Problem description:
Return every line below as is, leaving out the pictures.
:: Given data
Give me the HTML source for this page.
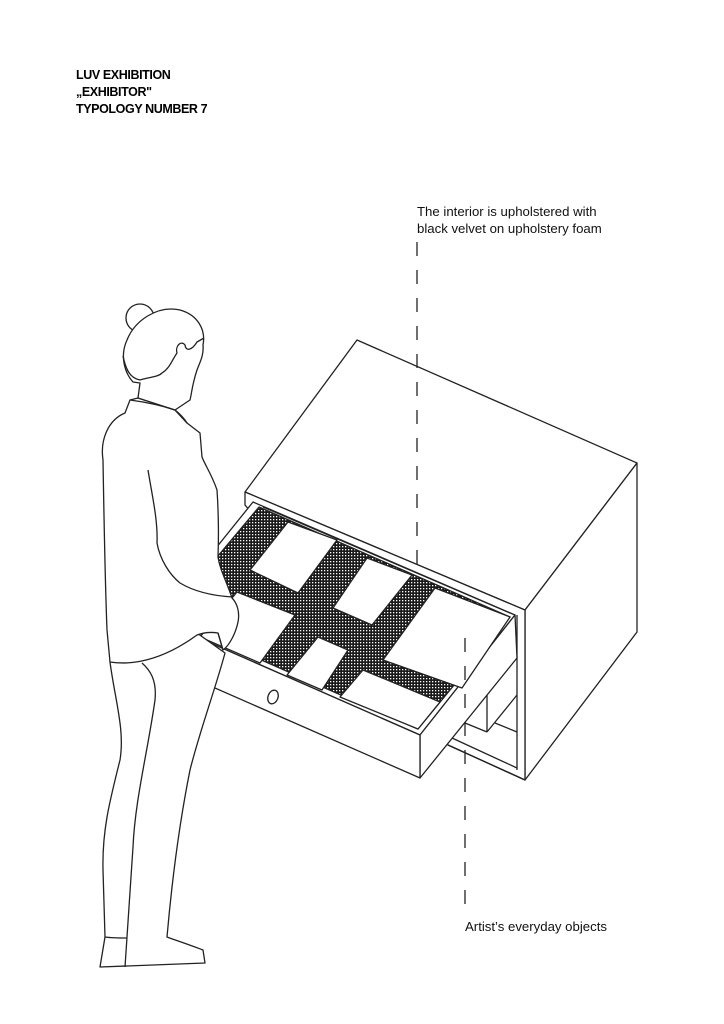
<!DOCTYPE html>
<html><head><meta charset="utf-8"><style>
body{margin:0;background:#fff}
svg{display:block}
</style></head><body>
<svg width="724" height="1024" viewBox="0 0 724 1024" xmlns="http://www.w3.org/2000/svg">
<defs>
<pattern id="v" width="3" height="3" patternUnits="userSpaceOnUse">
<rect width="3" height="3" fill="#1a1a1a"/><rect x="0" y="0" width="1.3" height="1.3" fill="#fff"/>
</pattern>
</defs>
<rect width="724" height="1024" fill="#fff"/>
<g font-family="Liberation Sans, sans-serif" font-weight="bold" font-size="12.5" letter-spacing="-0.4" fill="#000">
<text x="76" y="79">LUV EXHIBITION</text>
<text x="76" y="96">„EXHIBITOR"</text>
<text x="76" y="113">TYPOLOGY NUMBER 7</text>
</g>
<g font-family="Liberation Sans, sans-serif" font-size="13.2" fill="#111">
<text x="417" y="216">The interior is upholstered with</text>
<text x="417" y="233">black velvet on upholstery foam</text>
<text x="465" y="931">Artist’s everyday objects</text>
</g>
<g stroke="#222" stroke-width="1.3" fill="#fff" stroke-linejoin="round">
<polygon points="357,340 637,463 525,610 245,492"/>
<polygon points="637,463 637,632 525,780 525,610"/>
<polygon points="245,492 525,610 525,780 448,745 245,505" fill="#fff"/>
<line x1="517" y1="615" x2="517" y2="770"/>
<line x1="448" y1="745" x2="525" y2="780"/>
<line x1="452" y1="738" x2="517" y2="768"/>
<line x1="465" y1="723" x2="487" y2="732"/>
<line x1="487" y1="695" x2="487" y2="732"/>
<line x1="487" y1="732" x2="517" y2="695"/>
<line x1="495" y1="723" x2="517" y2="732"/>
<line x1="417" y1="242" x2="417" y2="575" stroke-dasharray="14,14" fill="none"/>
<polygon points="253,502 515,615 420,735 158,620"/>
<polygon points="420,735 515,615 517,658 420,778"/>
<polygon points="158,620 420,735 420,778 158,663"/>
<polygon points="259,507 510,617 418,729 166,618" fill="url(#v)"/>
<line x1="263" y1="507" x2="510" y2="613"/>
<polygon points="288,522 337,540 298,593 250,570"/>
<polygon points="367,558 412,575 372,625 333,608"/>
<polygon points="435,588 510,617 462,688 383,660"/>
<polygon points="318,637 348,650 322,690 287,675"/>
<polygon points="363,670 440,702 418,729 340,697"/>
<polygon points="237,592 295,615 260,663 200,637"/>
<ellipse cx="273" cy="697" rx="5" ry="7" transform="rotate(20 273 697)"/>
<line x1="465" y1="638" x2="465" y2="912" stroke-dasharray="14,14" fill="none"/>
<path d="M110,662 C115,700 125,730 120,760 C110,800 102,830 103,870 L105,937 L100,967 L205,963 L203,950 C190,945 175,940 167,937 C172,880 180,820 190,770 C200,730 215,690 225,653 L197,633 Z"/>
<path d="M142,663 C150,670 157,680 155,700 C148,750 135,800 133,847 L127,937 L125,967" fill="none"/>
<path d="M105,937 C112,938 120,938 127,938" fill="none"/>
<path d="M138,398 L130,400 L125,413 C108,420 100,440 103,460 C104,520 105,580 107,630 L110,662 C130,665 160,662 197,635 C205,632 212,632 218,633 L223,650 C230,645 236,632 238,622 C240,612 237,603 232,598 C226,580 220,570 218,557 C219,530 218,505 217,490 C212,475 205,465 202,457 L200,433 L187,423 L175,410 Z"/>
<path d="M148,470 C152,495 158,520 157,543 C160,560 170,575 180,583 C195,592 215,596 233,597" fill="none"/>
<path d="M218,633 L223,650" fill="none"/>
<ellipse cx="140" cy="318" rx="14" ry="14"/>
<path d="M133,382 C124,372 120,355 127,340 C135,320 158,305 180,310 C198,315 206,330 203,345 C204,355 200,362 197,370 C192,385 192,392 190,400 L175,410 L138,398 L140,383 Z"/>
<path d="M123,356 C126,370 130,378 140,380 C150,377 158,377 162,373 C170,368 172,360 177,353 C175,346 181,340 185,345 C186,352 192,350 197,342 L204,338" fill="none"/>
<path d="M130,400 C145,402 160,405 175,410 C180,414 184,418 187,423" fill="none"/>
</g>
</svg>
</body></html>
::::
Complete output:
Give me the HTML source for this page.
<!DOCTYPE html>
<html><head><meta charset="utf-8"><style>
body{margin:0;background:#fff}
svg{display:block}
</style></head><body>
<svg width="724" height="1024" viewBox="0 0 724 1024" xmlns="http://www.w3.org/2000/svg">
<defs>
<pattern id="v" width="3" height="3" patternUnits="userSpaceOnUse">
<rect width="3" height="3" fill="#1a1a1a"/><rect x="0" y="0" width="1.3" height="1.3" fill="#fff"/>
</pattern>
</defs>
<rect width="724" height="1024" fill="#fff"/>
<g font-family="Liberation Sans, sans-serif" font-weight="bold" font-size="12.5" letter-spacing="-0.4" fill="#000">
<text x="76" y="79">LUV EXHIBITION</text>
<text x="76" y="96">„EXHIBITOR"</text>
<text x="76" y="113">TYPOLOGY NUMBER 7</text>
</g>
<g font-family="Liberation Sans, sans-serif" font-size="13.2" fill="#111">
<text x="417" y="216">The interior is upholstered with</text>
<text x="417" y="233">black velvet on upholstery foam</text>
<text x="465" y="931">Artist’s everyday objects</text>
</g>
<g stroke="#222" stroke-width="1.3" fill="#fff" stroke-linejoin="round">
<polygon points="357,340 637,463 525,610 245,492"/>
<polygon points="637,463 637,632 525,780 525,610"/>
<polygon points="245,492 525,610 525,780 448,745 245,505" fill="#fff"/>
<line x1="517" y1="615" x2="517" y2="770"/>
<line x1="448" y1="745" x2="525" y2="780"/>
<line x1="452" y1="738" x2="517" y2="768"/>
<line x1="465" y1="723" x2="487" y2="732"/>
<line x1="487" y1="695" x2="487" y2="732"/>
<line x1="487" y1="732" x2="517" y2="695"/>
<line x1="495" y1="723" x2="517" y2="732"/>
<line x1="417" y1="242" x2="417" y2="575" stroke-dasharray="14,14" fill="none"/>
<polygon points="253,502 515,615 420,735 158,620"/>
<polygon points="420,735 515,615 517,658 420,778"/>
<polygon points="158,620 420,735 420,778 158,663"/>
<polygon points="259,507 510,617 418,729 166,618" fill="url(#v)"/>
<line x1="263" y1="507" x2="510" y2="613"/>
<polygon points="288,522 337,540 298,593 250,570"/>
<polygon points="367,558 412,575 372,625 333,608"/>
<polygon points="435,588 510,617 462,688 383,660"/>
<polygon points="318,637 348,650 322,690 287,675"/>
<polygon points="363,670 440,702 418,729 340,697"/>
<polygon points="237,592 295,615 260,663 200,637"/>
<ellipse cx="273" cy="697" rx="5" ry="7" transform="rotate(20 273 697)"/>
<line x1="465" y1="638" x2="465" y2="912" stroke-dasharray="14,14" fill="none"/>
<path d="M110,662 C115,700 125,730 120,760 C110,800 102,830 103,870 L105,937 L100,967 L205,963 L203,950 C190,945 175,940 167,937 C172,880 180,820 190,770 C200,730 215,690 225,653 L197,633 Z"/>
<path d="M142,663 C150,670 157,680 155,700 C148,750 135,800 133,847 L127,937 L125,967" fill="none"/>
<path d="M105,937 C112,938 120,938 127,938" fill="none"/>
<path d="M138,398 L130,400 L125,413 C108,420 100,440 103,460 C104,520 105,580 107,630 L110,662 C130,665 160,662 197,635 C205,632 212,632 218,633 L223,650 C230,645 236,632 238,622 C240,612 237,603 232,598 C226,580 220,570 218,557 C219,530 218,505 217,490 C212,475 205,465 202,457 L200,433 L187,423 L175,410 Z"/>
<path d="M148,470 C152,495 158,520 157,543 C160,560 170,575 180,583 C195,592 215,596 233,597" fill="none"/>
<path d="M218,633 L223,650" fill="none"/>
<ellipse cx="140" cy="318" rx="14" ry="14"/>
<path d="M133,382 C124,372 120,355 127,340 C135,320 158,305 180,310 C198,315 206,330 203,345 C204,355 200,362 197,370 C192,385 192,392 190,400 L175,410 L138,398 L140,383 Z"/>
<path d="M123,356 C126,370 130,378 140,380 C150,377 158,377 162,373 C170,368 172,360 177,353 C175,346 181,340 185,345 C186,352 192,350 197,342 L204,338" fill="none"/>
<path d="M130,400 C145,402 160,405 175,410 C180,414 184,418 187,423" fill="none"/>
</g>
</svg>
</body></html>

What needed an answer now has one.